** WHAT YOU SHOULD DO **
Write out each line word for word. Drop pictures.

** DATA SHOWN **
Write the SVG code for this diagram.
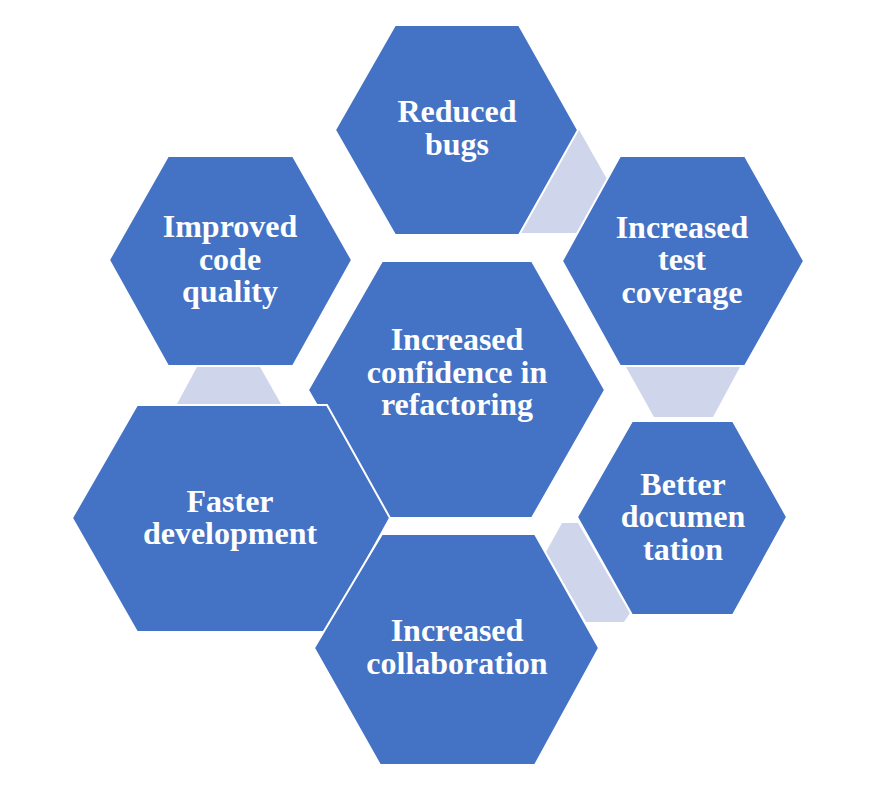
<svg xmlns="http://www.w3.org/2000/svg" width="871" height="810" viewBox="0 0 871 810">
<style>
.hex{fill:#4472C4;stroke:#FFFFFF;stroke-width:2;stroke-linejoin:miter}
.con{fill:#CFD5EA;stroke:none}
.t{font-family:"Liberation Serif","Times New Roman",serif;font-weight:bold;font-size:32px;fill:#FFFFFF;text-anchor:middle}
</style>
<rect width="871" height="810" fill="#FFFFFF"/>
<g id="connectors">
<polygon class="con" points="578,128 608,181 577,233 519,233"/>
<polygon class="con" points="197,367 260,367 281,404 177,404"/>
<polygon class="con" points="626,367 740,367 713,417 654,417"/>
<polygon class="con" points="562,523 578,523 630,613 624,622 586,622 546,552"/>
</g>
<g id="n-central">
<polygon class="hex" points="382,261 532,261 605,390 532,518 382,518 308,390"/>
<text class="t" x="457" y="350">Increased</text>
<text class="t" x="457" y="383">confidence in</text>
<text class="t" x="457" y="415">refactoring</text>
</g>
<g id="n-reduced-bugs">
<polygon class="hex" points="395,25 519,25 578,130 519,235 395,235 335,130"/>
<text class="t" x="457" y="122">Reduced</text>
<text class="t" x="457" y="155">bugs</text>
</g>
<g id="n-test-coverage">
<polygon class="hex" points="620,156 745,156 804,261 745,366 620,366 562,261"/>
<text class="t" x="682" y="238">Increased</text>
<text class="t" x="682" y="270">test</text>
<text class="t" x="682" y="303">coverage</text>
</g>
<g id="n-documentation">
<polygon class="hex" points="632,421 733,421 787,517 733,615 632,615 577,517"/>
<text class="t" x="683" y="495">Better</text>
<text class="t" x="683" y="527">documen</text>
<text class="t" x="683" y="560">tation</text>
</g>
<g id="n-code-quality">
<polygon class="hex" points="168,156 293,156 352,260 293,366 168,366 109,260"/>
<text class="t" x="230" y="237">Improved</text>
<text class="t" x="230" y="270">code</text>
<text class="t" x="230" y="302">quality</text>
</g>
<g id="n-faster-development">
<polygon class="hex" points="137,405 327,405 390,518 327,632 137,632 72,518"/>
<text class="t" x="230" y="512">Faster</text>
<text class="t" x="230" y="544">development</text>
</g>
<g id="n-collaboration">
<polygon class="hex" points="382,534 535,534 599,648 535,765 380,765 314,648"/>
<text class="t" x="457" y="641">Increased</text>
<text class="t" x="457" y="674">collaboration</text>
</g>
</svg>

** WORKED ANSWER **
Write the SVG code for this diagram.
<svg xmlns="http://www.w3.org/2000/svg" width="871" height="810" viewBox="0 0 871 810">
<style>
.hex{fill:#4472C4;stroke:#FFFFFF;stroke-width:2;stroke-linejoin:miter}
.con{fill:#CFD5EA;stroke:none}
.t{font-family:"Liberation Serif","Times New Roman",serif;font-weight:bold;font-size:32px;fill:#FFFFFF;text-anchor:middle}
</style>
<rect width="871" height="810" fill="#FFFFFF"/>
<g id="connectors">
<polygon class="con" points="578,128 608,181 577,233 519,233"/>
<polygon class="con" points="197,367 260,367 281,404 177,404"/>
<polygon class="con" points="626,367 740,367 713,417 654,417"/>
<polygon class="con" points="562,523 578,523 630,613 624,622 586,622 546,552"/>
</g>
<g id="n-central">
<polygon class="hex" points="382,261 532,261 605,390 532,518 382,518 308,390"/>
<text class="t" x="457" y="350">Increased</text>
<text class="t" x="457" y="383">confidence in</text>
<text class="t" x="457" y="415">refactoring</text>
</g>
<g id="n-reduced-bugs">
<polygon class="hex" points="395,25 519,25 578,130 519,235 395,235 335,130"/>
<text class="t" x="457" y="122">Reduced</text>
<text class="t" x="457" y="155">bugs</text>
</g>
<g id="n-test-coverage">
<polygon class="hex" points="620,156 745,156 804,261 745,366 620,366 562,261"/>
<text class="t" x="682" y="238">Increased</text>
<text class="t" x="682" y="270">test</text>
<text class="t" x="682" y="303">coverage</text>
</g>
<g id="n-documentation">
<polygon class="hex" points="632,421 733,421 787,517 733,615 632,615 577,517"/>
<text class="t" x="683" y="495">Better</text>
<text class="t" x="683" y="527">documen</text>
<text class="t" x="683" y="560">tation</text>
</g>
<g id="n-code-quality">
<polygon class="hex" points="168,156 293,156 352,260 293,366 168,366 109,260"/>
<text class="t" x="230" y="237">Improved</text>
<text class="t" x="230" y="270">code</text>
<text class="t" x="230" y="302">quality</text>
</g>
<g id="n-faster-development">
<polygon class="hex" points="137,405 327,405 390,518 327,632 137,632 72,518"/>
<text class="t" x="230" y="512">Faster</text>
<text class="t" x="230" y="544">development</text>
</g>
<g id="n-collaboration">
<polygon class="hex" points="382,534 535,534 599,648 535,765 380,765 314,648"/>
<text class="t" x="457" y="641">Increased</text>
<text class="t" x="457" y="674">collaboration</text>
</g>
</svg>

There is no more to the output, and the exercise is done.